New York City 2022, in November, was my second marathon. It couldn’t have been more different from C’ville. 50k+ runners and millions of spectators. Totally electric. That day was unseasonably warm, and I couldn’t help but run a little faster than I should have in the first half what with all the strangers yelling my name (I was wearing a shirt that said “Peter” on the front and “...but my friends call me Pete” on the back) and friends posted up to cheer me on (my friend Spencer got too excited and kinda smacked me in the chest, which hurt). I ended up clocking 3:45:403, despite super negative splits. I did hit a wall around miles 18-20 as the crowds thin out around the Bronx, and the last 10k was tough, but I drew enough energy from the city to finish it out.

I made two key improvements from C’ville to NYC: fueling and sleep. I started eating a big bowl of oats with fruit a couple hours before long runs, and usually also a Clif bar 30ish minutes before setting off. For early morning runs and race day I even started setting an alarm clock an hour or two before I woke up to wolf down my bowl of overnight oats and go back to sleep so that I could digest for a couple hours before running. I thought that sounded crazy when I first heard it on the Run4PRs podcast, but it worked well for me. Lots of glucose (and glycogen) in my system, but enough time for a bowel movement—with an assist from coffee—to feel light on my feet. I also started carrying water or making brief pit stops at bodegas to buy water, and I carried Huma gels on long runs.

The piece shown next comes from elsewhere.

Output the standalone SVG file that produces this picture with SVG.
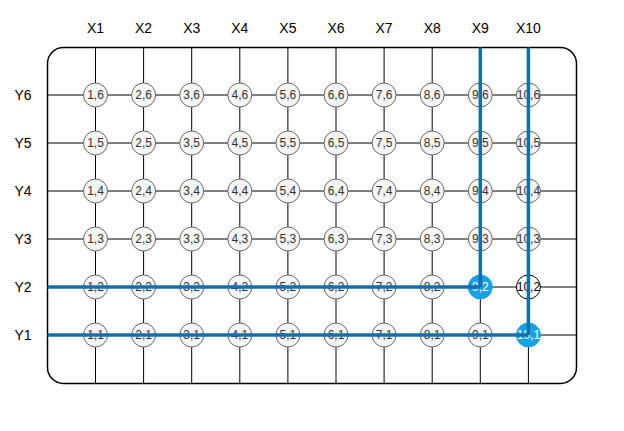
<svg xmlns="http://www.w3.org/2000/svg" width="624" height="431" viewBox="0 0 624 431">
<style>
.lbl{font-family:"Liberation Sans",Arial,sans-serif;font-size:14px;fill:#000;text-anchor:middle;dominant-baseline:central}
.grid line{stroke:#000;stroke-width:1}
.n circle{fill:#f5f5f5;stroke:#666;stroke-width:1}
.n text{font-family:"Liberation Sans",Arial,sans-serif;font-size:12px;fill:#333;text-anchor:middle;dominant-baseline:central}
.sel circle{fill:#1ba1e2;stroke:#1ba1e2}
.sel text{fill:#fff}
.wht circle{fill:#fff;stroke:#000}
.wht text{fill:#000}
.blue line{stroke:#106fb0;stroke-width:3.5}
</style>
<rect x="47.5" y="47.5" width="529" height="336" rx="16" ry="16" fill="#fff" stroke="#000" stroke-width="1.5"/>
<g id="connectors">
<g class="grid">
<line x1="47.5" y1="95" x2="576.5" y2="95"/>
<line x1="47.5" y1="143" x2="576.5" y2="143"/>
<line x1="47.5" y1="191" x2="576.5" y2="191"/>
<line x1="47.5" y1="239" x2="576.5" y2="239"/>
<line x1="47.5" y1="287" x2="576.5" y2="287"/>
<line x1="47.5" y1="335" x2="576.5" y2="335"/>
<line x1="95.5" y1="47.5" x2="95.5" y2="383.5"/>
<line x1="143.6" y1="47.5" x2="143.6" y2="383.5"/>
<line x1="191.7" y1="47.5" x2="191.7" y2="383.5"/>
<line x1="239.8" y1="47.5" x2="239.8" y2="383.5"/>
<line x1="287.9" y1="47.5" x2="287.9" y2="383.5"/>
<line x1="336" y1="47.5" x2="336" y2="383.5"/>
<line x1="384.1" y1="47.5" x2="384.1" y2="383.5"/>
<line x1="432.2" y1="47.5" x2="432.2" y2="383.5"/>
<line x1="480.3" y1="47.5" x2="480.3" y2="383.5"/>
<line x1="528.4" y1="47.5" x2="528.4" y2="383.5"/>
</g>
</g>
<g id="axis-labels">
<text class="lbl" x="95.5" y="28">X1</text>
<text class="lbl" x="143.6" y="28">X2</text>
<text class="lbl" x="191.7" y="28">X3</text>
<text class="lbl" x="239.8" y="28">X4</text>
<text class="lbl" x="287.9" y="28">X5</text>
<text class="lbl" x="336" y="28">X6</text>
<text class="lbl" x="384.1" y="28">X7</text>
<text class="lbl" x="432.2" y="28">X8</text>
<text class="lbl" x="480.3" y="28">X9</text>
<text class="lbl" x="528.4" y="28">X10</text>
<text class="lbl" x="23" y="95">Y6</text>
<text class="lbl" x="23" y="143">Y5</text>
<text class="lbl" x="23" y="191">Y4</text>
<text class="lbl" x="23" y="239">Y3</text>
<text class="lbl" x="23" y="287">Y2</text>
<text class="lbl" x="23" y="335">Y1</text>
</g>
<g id="nodes">
<g id="n1-6" class="n"><circle cx="95.5" cy="95" r="12"/><text x="95.5" y="95">1,6</text></g>
<g id="n2-6" class="n"><circle cx="143.6" cy="95" r="12"/><text x="143.6" y="95">2,6</text></g>
<g id="n3-6" class="n"><circle cx="191.7" cy="95" r="12"/><text x="191.7" y="95">3,6</text></g>
<g id="n4-6" class="n"><circle cx="239.8" cy="95" r="12"/><text x="239.8" y="95">4,6</text></g>
<g id="n5-6" class="n"><circle cx="287.9" cy="95" r="12"/><text x="287.9" y="95">5,6</text></g>
<g id="n6-6" class="n"><circle cx="336" cy="95" r="12"/><text x="336" y="95">6,6</text></g>
<g id="n7-6" class="n"><circle cx="384.1" cy="95" r="12"/><text x="384.1" y="95">7,6</text></g>
<g id="n8-6" class="n"><circle cx="432.2" cy="95" r="12"/><text x="432.2" y="95">8,6</text></g>
<g id="n9-6" class="n"><circle cx="480.3" cy="95" r="12"/><text x="480.3" y="95">9,6</text></g>
<g id="n10-6" class="n"><circle cx="528.4" cy="95" r="12"/><text x="528.4" y="95">10,6</text></g>
<g id="n1-5" class="n"><circle cx="95.5" cy="143" r="12"/><text x="95.5" y="143">1,5</text></g>
<g id="n2-5" class="n"><circle cx="143.6" cy="143" r="12"/><text x="143.6" y="143">2,5</text></g>
<g id="n3-5" class="n"><circle cx="191.7" cy="143" r="12"/><text x="191.7" y="143">3,5</text></g>
<g id="n4-5" class="n"><circle cx="239.8" cy="143" r="12"/><text x="239.8" y="143">4,5</text></g>
<g id="n5-5" class="n"><circle cx="287.9" cy="143" r="12"/><text x="287.9" y="143">5,5</text></g>
<g id="n6-5" class="n"><circle cx="336" cy="143" r="12"/><text x="336" y="143">6,5</text></g>
<g id="n7-5" class="n"><circle cx="384.1" cy="143" r="12"/><text x="384.1" y="143">7,5</text></g>
<g id="n8-5" class="n"><circle cx="432.2" cy="143" r="12"/><text x="432.2" y="143">8,5</text></g>
<g id="n9-5" class="n"><circle cx="480.3" cy="143" r="12"/><text x="480.3" y="143">9,5</text></g>
<g id="n10-5" class="n"><circle cx="528.4" cy="143" r="12"/><text x="528.4" y="143">10,5</text></g>
<g id="n1-4" class="n"><circle cx="95.5" cy="191" r="12"/><text x="95.5" y="191">1,4</text></g>
<g id="n2-4" class="n"><circle cx="143.6" cy="191" r="12"/><text x="143.6" y="191">2,4</text></g>
<g id="n3-4" class="n"><circle cx="191.7" cy="191" r="12"/><text x="191.7" y="191">3,4</text></g>
<g id="n4-4" class="n"><circle cx="239.8" cy="191" r="12"/><text x="239.8" y="191">4,4</text></g>
<g id="n5-4" class="n"><circle cx="287.9" cy="191" r="12"/><text x="287.9" y="191">5,4</text></g>
<g id="n6-4" class="n"><circle cx="336" cy="191" r="12"/><text x="336" y="191">6,4</text></g>
<g id="n7-4" class="n"><circle cx="384.1" cy="191" r="12"/><text x="384.1" y="191">7,4</text></g>
<g id="n8-4" class="n"><circle cx="432.2" cy="191" r="12"/><text x="432.2" y="191">8,4</text></g>
<g id="n9-4" class="n"><circle cx="480.3" cy="191" r="12"/><text x="480.3" y="191">9,4</text></g>
<g id="n10-4" class="n"><circle cx="528.4" cy="191" r="12"/><text x="528.4" y="191">10,4</text></g>
<g id="n1-3" class="n"><circle cx="95.5" cy="239" r="12"/><text x="95.5" y="239">1,3</text></g>
<g id="n2-3" class="n"><circle cx="143.6" cy="239" r="12"/><text x="143.6" y="239">2,3</text></g>
<g id="n3-3" class="n"><circle cx="191.7" cy="239" r="12"/><text x="191.7" y="239">3,3</text></g>
<g id="n4-3" class="n"><circle cx="239.8" cy="239" r="12"/><text x="239.8" y="239">4,3</text></g>
<g id="n5-3" class="n"><circle cx="287.9" cy="239" r="12"/><text x="287.9" y="239">5,3</text></g>
<g id="n6-3" class="n"><circle cx="336" cy="239" r="12"/><text x="336" y="239">6,3</text></g>
<g id="n7-3" class="n"><circle cx="384.1" cy="239" r="12"/><text x="384.1" y="239">7,3</text></g>
<g id="n8-3" class="n"><circle cx="432.2" cy="239" r="12"/><text x="432.2" y="239">8,3</text></g>
<g id="n9-3" class="n"><circle cx="480.3" cy="239" r="12"/><text x="480.3" y="239">9,3</text></g>
<g id="n10-3" class="n"><circle cx="528.4" cy="239" r="12"/><text x="528.4" y="239">10,3</text></g>
<g id="n1-2" class="n"><circle cx="95.5" cy="287" r="12"/><text x="95.5" y="287">1,2</text></g>
<g id="n2-2" class="n"><circle cx="143.6" cy="287" r="12"/><text x="143.6" y="287">2,2</text></g>
<g id="n3-2" class="n"><circle cx="191.7" cy="287" r="12"/><text x="191.7" y="287">3,2</text></g>
<g id="n4-2" class="n"><circle cx="239.8" cy="287" r="12"/><text x="239.8" y="287">4,2</text></g>
<g id="n5-2" class="n"><circle cx="287.9" cy="287" r="12"/><text x="287.9" y="287">5,2</text></g>
<g id="n6-2" class="n"><circle cx="336" cy="287" r="12"/><text x="336" y="287">6,2</text></g>
<g id="n7-2" class="n"><circle cx="384.1" cy="287" r="12"/><text x="384.1" y="287">7,2</text></g>
<g id="n8-2" class="n"><circle cx="432.2" cy="287" r="12"/><text x="432.2" y="287">8,2</text></g>
<g id="n9-2" class="n sel"><circle cx="480.3" cy="287" r="12"/><text x="480.3" y="287">9,2</text></g>
<g id="n10-2" class="n wht"><circle cx="528.4" cy="287" r="12"/><text x="528.4" y="287">10,2</text></g>
<g id="n1-1" class="n"><circle cx="95.5" cy="335" r="12"/><text x="95.5" y="335">1,1</text></g>
<g id="n2-1" class="n"><circle cx="143.6" cy="335" r="12"/><text x="143.6" y="335">2,1</text></g>
<g id="n3-1" class="n"><circle cx="191.7" cy="335" r="12"/><text x="191.7" y="335">3,1</text></g>
<g id="n4-1" class="n"><circle cx="239.8" cy="335" r="12"/><text x="239.8" y="335">4,1</text></g>
<g id="n5-1" class="n"><circle cx="287.9" cy="335" r="12"/><text x="287.9" y="335">5,1</text></g>
<g id="n6-1" class="n"><circle cx="336" cy="335" r="12"/><text x="336" y="335">6,1</text></g>
<g id="n7-1" class="n"><circle cx="384.1" cy="335" r="12"/><text x="384.1" y="335">7,1</text></g>
<g id="n8-1" class="n"><circle cx="432.2" cy="335" r="12"/><text x="432.2" y="335">8,1</text></g>
<g id="n9-1" class="n"><circle cx="480.3" cy="335" r="12"/><text x="480.3" y="335">9,1</text></g>
<g id="n10-1" class="n sel"><circle cx="528.4" cy="335" r="12"/><text x="528.4" y="335">10,1</text></g>
</g>
<g id="highlight" class="blue">
<line x1="480.3" y1="47.5" x2="480.3" y2="287"/>
<line x1="528.4" y1="47.5" x2="528.4" y2="335"/>
<line x1="47.5" y1="287" x2="480.3" y2="287"/>
<line x1="47.5" y1="335" x2="528.4" y2="335"/>
</g>
</svg>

The early morning oats might sound extreme, but it took another wakeup call before I started fueling more seriously. That one came after a spontaneous Sunday late afternoon 12 miler between Brooklyn and Manhattan with my friend Conway. I’d only eaten a bagel that day and likely not enough water. Dehydrated and depleted. It was a wonderful run, across the Brooklyn and Williamsburg bridges and wrapping up in McCarren Park by my shoebox Greenpoint apartment where we made dinner with my friend and roommate, Avery. Just as I sat down in front of my pasta with Conway and Avery, I fainted. I faceplanted onto my plate, then tipped backward in my chair and onto the hard tile floor of our kitchen. Luckily Avery and Conway were there to make sure I was ok, which I was. I ended up with a bump on my head and lesson learned (again) about fueling and hydrating before long runs.

Maybe just as importantly as fueling, for race day specifically, is how I adjusted my sleep. In Charlottesville I had to wake up well earlier than I was accustomed to for race day, and I remember experiencing that depleted feeling your body has when sleep deprived. It’s how you might feel when waking up super early for a flight. A cup of coffee helps mask it, but when pushing your body up to and past its learned limits, that’s not enough. So for NYC I gradually adjusted my alarm to the time I’d have to wake up on race day over the course of a couple weeks. By race day I was probably going to bed around 8pm and waking up at 4 or 5am.

Cincinnati Flying Pig, May 2025

Welp, I haven’t gotten around to writing up race notes nor finishing the meat of this essay, but I plan to do so before the ’26 Pig next May.

TL;DR until I come back to finish this: I ended up running 3:28:064 and never really hit any wall. It was a fun race. I’d like to run it again. My endurance and recovery throughout training felt better than ever, probably because of my diet. I ate a lot of beets. Thanks to Scott Jurek and other (ultra)marathoners for leading the way on vegan running.

Footnotes

  • For an elite runner, shoes probably make a difference. But for someone like me, shaving a few seconds off my mile pace is not going to move the needle compared to other variables, like diet. When it comes to finding the right shoe for me, I prioritize avoiding injury—not performance.
  • 4:03:52 @ C’ville 2021. 9:19 mile pace. Same time as Martin who stuck with me despite stopping several times for unwelcome bowel movements. He could have broke four hours that day if he weren’t sticking with me, I think.
  • 3:45:40 @ NYC 2022. 8:37 mile pace.
  • 3:28:06 @ Cincy 2025. 7:57 pace.